Architecting a vSphere Compute Platform : Software-Defined Compute and Hypervisor Concepts
   
Software-Defined Compute and Hypervisor Concepts
The software-defined compute platform for the VMware Cloud Provider Program is provided by the VMware ESXi™ hypervisor, which enables service providers to build an enterprise-grade, scalable, multitenant platform for complete compute service lifecycle management.
The hypervisor replaces the traditional operating system, such as Microsoft Windows or Red Hat Linux, and provides the ability to create a number of virtual servers on the same hardware. This technique provides multiple benefits, one of which is isolation of the virtual server from the underlying hardware, allowing hardware resources to be utilized more fully, and providing the mechanism for dense server consolidation that is the basis for enabling cloud-based computing.
Employing this VMware based software-defined computing layer gives the service provider the ability to seamlessly deliver highly-scalable, on-demand infrastructure services to consumers, while reducing power, saving space, maintaining reliability, and reducing the overall cost to serve.

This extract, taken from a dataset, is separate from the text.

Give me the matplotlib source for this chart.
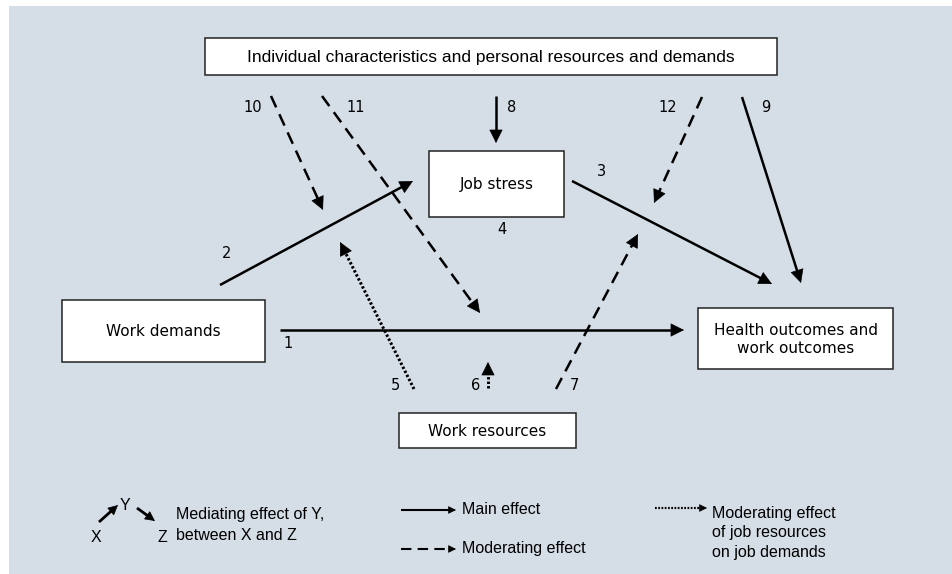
import matplotlib
matplotlib.use('Agg')
import matplotlib.pyplot as plt
from matplotlib.patches import Rectangle
import numpy as np

W, H = 952, 574
BG = '#d5dde6'

# boxes: label, (x0, y0, x1, y1) in pixel coords
box_labels = ['Individual characteristics and personal resources and demands',
              'Job stress', 'Work demands', 'Health outcomes and\nwork outcomes',
              'Work resources']
box_pos = [(205, 38, 777, 75), (429, 151, 564, 217), (62, 300, 265, 362),
           (698, 308, 893, 369), (399, 413, 576, 448)]

# paths: number, style, start, tip
path_nums = ['1', '2', '3', '4', '5', '6', '7', '8', '9', '10', '11', '12']
path_style = ['solid', 'solid', 'solid', None, 'dotted', 'dotted', 'dashed',
              'solid', 'solid', 'dashed', 'dashed', 'dashed']
path_start = [(280, 330), (220, 285), (572, 181), None, (414, 389), (488, 388),
              (556, 389), (496, 96), (742, 97), (271, 96), (322, 96), (702, 97)]
path_tip = [(684, 330), (413, 181), (772, 284), None, (340, 242), (488, 362),
            (638, 234), (496, 143), (801, 283), (323, 210), (480, 313), (654, 203)]
num_pos = [(288, 344), (227, 254), (602, 171), (502, 230), (395, 386), (476, 386),
           (574, 386), (512, 107), (766, 107), (253, 107), (356, 107), (668, 107)]

legend_texts = ['Mediating effect of Y,\nbetween X and Z', 'Main effect',
                'Moderating effect', 'Moderating effect\nof job resources\non job demands']

NUM_FONT = ['DejaVu Sans']
NARROW = ['Liberation Sans', 'DejaVu Sans']

fig = plt.figure(figsize=(W / 100, H / 100), dpi=100)
ax = fig.add_axes([0, 0, 1, 1])
ax.set_xlim(0, W)
ax.set_ylim(H, 0)
ax.axis('off')

ax.add_patch(Rectangle((9, 6), W - 9, H - 6, facecolor=BG, edgecolor='none', zorder=0))

styles = {'solid': '-', 'dashed': (0, (5, 3)), 'dotted': (0, (0.8, 0.7))}


def arrow(p0, p1, style, lw=1.8, ms=22):
    p0 = np.array(p0, float)
    p1 = np.array(p1, float)
    u = (p1 - p0) / np.hypot(*(p1 - p0))
    hl = 0.4 * ms * 100 / 72  # head length in px
    base = p1 - u * hl
    if style == 'dotted':
        lw = lw * 1.2
    ax.plot([p0[0], base[0] + u[0] * 2], [p0[1], base[1] + u[1] * 2],
            color='black', lw=lw, linestyle=styles[style],
            solid_capstyle='butt', dash_capstyle='butt', zorder=3)
    ax.annotate('', xy=p1, xytext=base,
                arrowprops=dict(arrowstyle='-|>', mutation_scale=ms, lw=0.5,
                                color='black', shrinkA=0, shrinkB=0), zorder=4)


for lab, (x0, y0, x1, y1) in zip(box_labels, box_pos):
    ax.add_patch(Rectangle((x0, y0), x1 - x0, y1 - y0, facecolor='white',
                           edgecolor='#222222', lw=1.1, zorder=2))
    if lab.startswith('Individual'):
        ax.text((x0 + x1) / 2, (y0 + y1) / 2 + 1, lab, ha='center', va='center',
                fontsize=12.5, family=NARROW, zorder=5)
    else:
        ax.text((x0 + x1) / 2, (y0 + y1) / 2 + 1, lab, ha='center', va='center',
                fontsize=11, family=NUM_FONT, linespacing=1.25, zorder=5)

for n, st, s, t, pos in zip(path_nums, path_style, path_start, path_tip, num_pos):
    if st is not None:
        arrow(s, t, st)
    ax.text(pos[0], pos[1], n, ha='center', va='center', fontsize=10.5,
            family=NUM_FONT, zorder=5)

# legend
arrow((99, 522), (118, 505), 'solid', lw=2.0, ms=16)
arrow((137, 508), (155, 521), 'solid', lw=2.0, ms=16)
ax.text(96, 538, 'X', ha='center', va='center', fontsize=11.5, family=NARROW)
ax.text(125, 506, 'Y', ha='center', va='center', fontsize=11.5, family=NARROW)
ax.text(162, 538, 'Z', ha='center', va='center', fontsize=11.5, family=NARROW)
ax.text(176, 525, legend_texts[0], ha='left', va='center', fontsize=11.5,
        family=NARROW, linespacing=1.5)

arrow((401, 510), (456, 510), 'solid', lw=1.5, ms=12)
ax.text(462, 510, legend_texts[1], ha='left', va='center', fontsize=11.5, family=NARROW)
arrow((401, 549), (456, 549), 'dashed', lw=1.5, ms=12)
ax.text(462, 549, legend_texts[2], ha='left', va='center', fontsize=11.5, family=NARROW)
arrow((655, 508), (707, 508), 'dotted', lw=1.3, ms=12)
ax.text(712, 533, legend_texts[3], ha='left', va='center', fontsize=11.5,
        family=NARROW, linespacing=1.4)

fig.savefig('out.png', dpi=100, facecolor='white')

While a virtual machine is a logical entity, to its operating system and end user, it appears to be a physical host with its own CPU, memory, network controller, and disks. All virtual machines running on a host share the same underlying physical hardware, but each consumes its share in an isolated manner. From the hypervisor’s perspective, each virtual machine is a discrete set of files that include a virtual machine configuration file, data files, and so on.